Nearly 160 volunteers and two paid staffers are involved in the project and the team continues to grow. It includes professionals, students, and faculty from URI, including URI Engineers for a Sustainable World and URI Spanish International Engineering Program, the University of New Hampshire, and the University of Southern Florida. Faculty at Boston University and alumni from Columbia University’s Climate and Society Program are also providing support. In addition, students and professionals from 20 Engineers Without Borders chapters are volunteering.

Barry Sheff, president of the Woodard & Curran Foundation said “the Board of Directors was impressed by the team’s intent to not only solve a clean water issue for this school, but also to develop a decision-making framework for identifying resilient water system that could be applied around the globe.
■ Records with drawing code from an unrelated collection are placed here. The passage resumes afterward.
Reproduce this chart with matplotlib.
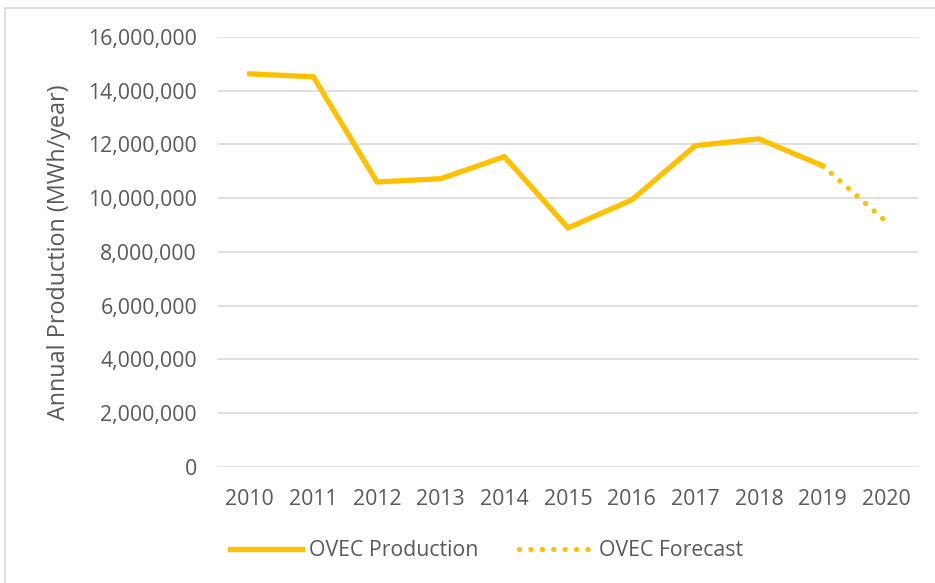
import numpy as np
import matplotlib.pyplot as plt
from matplotlib.patches import Rectangle
from matplotlib.ticker import FuncFormatter

years = ['2010', '2011', '2012', '2013', '2014', '2015', '2016',
         '2017', '2018', '2019', '2020']
production = [14620000, 14510000, 10600000, 10720000, 11540000, 8890000,
              9930000, 11950000, 12200000, 11200000]
forecast_years = ['2019', '2020']
forecast = [11200000, 9120000]

gold = '#FFC000'
grey = '#595959'
plt.rcParams['font.family'] = ['Open Sans', 'DejaVu Sans']

fig = plt.figure(figsize=(9.35, 5.83), dpi=100)
ax = fig.add_axes([0.233, 0.199, 0.749, 0.738])

x_prod = [years.index(y) for y in years[:len(production)]]
x_fc = [years.index(y) for y in forecast_years]
ax.plot(x_prod, production, color=gold, lw=3.8, solid_joinstyle='miter',
        label='OVEC Production')
ax.plot(x_fc, forecast, color=gold, lw=3.8, ls=(0, (0.01, 2.15)),
        dash_capstyle='round', label='OVEC Forecast')

ax.set_xlim(-0.5, len(years) - 0.5)
ax.set_ylim(0, 16000000)
ax.set_yticks(np.arange(0, 16000001, 2000000))
ax.yaxis.set_major_formatter(FuncFormatter(lambda v, p: '{:,.0f}'.format(v)))
ax.set_xticks(range(len(years)))
ax.set_xticklabels(years)
ax.grid(axis='y', color='#D9D9D9', lw=1.2)
ax.set_axisbelow(True)
for s in ax.spines.values():
    s.set_visible(False)
ax.tick_params(length=0, labelsize=15.3, colors=grey)
ax.tick_params(axis='y', pad=15)
ax.tick_params(axis='x', pad=16)
ax.set_ylabel('Annual Production (MWh/year)', fontsize=16.8, color=grey)
ax.yaxis.set_label_coords(-0.209, 0.5)

leg = fig.legend(loc='center', bbox_to_anchor=(0.52, 0.055), ncol=2,
                 frameon=False, fontsize=15.3, handlelength=3.4,
                 columnspacing=1.9, handletextpad=0.35)
for t in leg.get_texts():
    t.set_color(grey)

fig.patches.append(Rectangle((5 / 935, -0.01), 1.0, 1 - 8 / 583 + 0.01,
                             transform=fig.transFigure, fill=False,
                             edgecolor='#D9D9D9', lw=1.2))

fig.savefig('out.png', dpi=100)
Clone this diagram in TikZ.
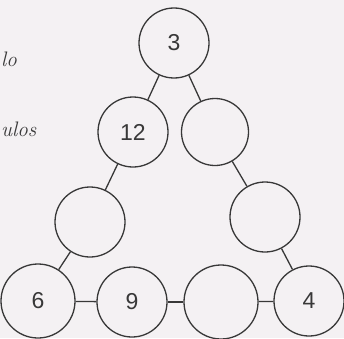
\documentclass[tikz,border=0pt]{standalone}
\usepackage{fontspec}
\newfontfamily\handfont{Liberation Sans}
\definecolor{paper}{HTML}{F4F1F3}
\definecolor{ink}{HTML}{383838}
\begin{document}
\begin{tikzpicture}[x=1pt,y=1pt,
  ring/.style={circle,draw=ink,line width=1.3pt,fill=paper,minimum size=70pt,inner sep=0pt,
    font=\handfont\fontsize{23}{23}\selectfont,text=ink},
  link/.style={draw=ink,line width=1.3pt},
  side/.style={font=\fontsize{21}{21}\selectfont\itshape,text=ink,anchor=west,inner sep=0pt}]
\fill[paper] (0,0) rectangle (344,338);
\useasboundingbox (0,0) rectangle (344,338);
\node[side] (t1) at (1,279) {lo};
\node[side] (t2) at (1,209) {ulos};
\node[ring] (a) at (174,295) {3};
\node[ring] (b) at (133,206) {12};
\node[ring,minimum size=67pt] (c) at (215,206) {};
\node[ring] (d) at (90,116) {};
\node[ring] (e) at (265,121) {};
\node[ring,minimum size=74pt] (f) at (38,37) {6};
\node[ring] (g) at (132,36) {9};
\node[ring,minimum size=74pt] (h) at (221,36) {};
\node[ring] (i) at (309,37) {4};
\draw[link] (a) -- (b);
\draw[link] (a) -- (c);
\draw[link] (b) -- (d);
\draw[link] (c) -- (e);
\draw[link] (d) -- (f);
\draw[link] (e) -- (i);
\draw[link] (f) -- (g);
\draw[link] (g) -- (h);
\draw[link] (h) -- (i);
\end{tikzpicture}
\end{document}
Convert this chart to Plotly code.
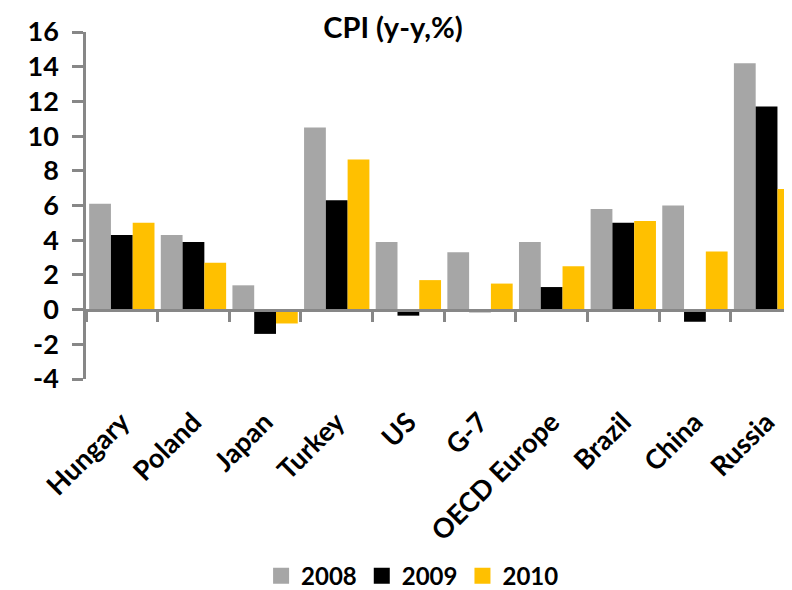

Of all the applications we received, the URI project stood out from the field with its innovative, collaborative approach to a problem that plagues much of the world and we’re excited to make this project our first Impact Grant recipient. The commitment to leveraging a range of predominantly volunteer resources and the opportunity to engage some of our Foundation’s donors and Woodard & Curran’s staff is particularly exciting for us. We look forward to following the team’s successes.”

URI’s Community Climate Change System project has three phases: assessment, implementation, and monitoring. Two URI graduate students and two environmental engineering professionals traveled to the Dominican Republic over Thanksgiving to complete the assessment. In the spring, a larger team will implement the drinking water system and educate students and the community about clean water, sanitation, climate change, and system maintenance. A year later, a team will visit to monitor the system’s functionality. Kurtz hopes to partner with a local university to start a water quality laboratory, allowing schools throughout the region to test and monitor water quality.